More on login nodes
From ALICE Documentation
ALICE has several login nodes, for reliability and to share the interactive workload. For security reasons it is necessary to use SSH to connect - any Linux distribution will contain the ssh client which can be used for interactive logins, and also SCP, SFTP which employ SSH for file transfers. If your Linux/Mac OS/UNIX machine does not have ssh, firstly please check your distribution for it (ensuring you get the most recent version available). Alternatively, download and build OpenSSH yourself, or get MobaXtrem for Microsoft Windows.
Login nodes are not intended for production workload. Any large or long-lasting job is liable to be terminated by an automatic script.
Know when you are on a login node. You can use your Linux prompt or the command
hostname. This will tell you the name of the login node that you are currently on. Note that the ssh gateway host itself is a secure portal from the outside and serves no compute function.
- Appropriate activities on the login nodes:
- Compile code, Developing applications,
- Defining and submitting your job,
- Post-processing and managing data,
- Monitoring running applications.
- Avoid computationally intensive activity on the login nodes.
- Don't run research applications. Use an interactive session if running a job is not appropriate.
- Don't launch too many simultaneous processes. While it is fine to compile on a login node, avoid using all of the resources. For example "make -j 14" will use half of the cores.
- That script you run to monitor job status several times a second should probably run every few minutes.
- I/O activity can slow the login node for everyone, like multiple copies or "ls -l" on directories with 000's of files.
- Hyperthreading is turned off. Running multiple threads per core is generally not productive. MKL is an exception to that if it is relevant to you.
The cluster has two login nodes, also called head nodes. These are the nodes to which the users of ALICE can log in. These login nodes can be used to develop your HPC code and test/debug the programs. From the login nodes, you initiate the calls to the Slurm queuing system, spawning your compute jobs.

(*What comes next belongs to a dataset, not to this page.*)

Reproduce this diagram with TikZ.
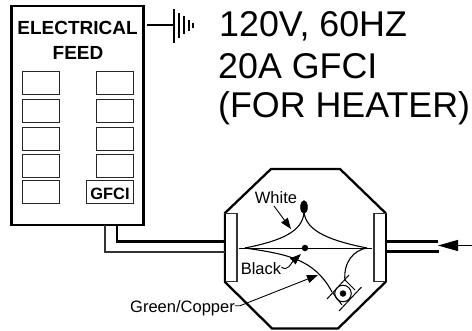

The login nodes are also used to transfer data between the ALICE storage device and the university research storage data stores.
The login nodes have the following configuration:
|1||Huawei FusionServer 2288H V5|
|2||Xeon Gold 6126 2.6GHz 12 core||hyperthreading disabled|
|2||240 GB SSD||RAID 1 (OS disk)|
|3||8 TB SATA||RAID 5 (data disk)|
|1||Mellanox ConnectX-5 (EDR)||Infiniband|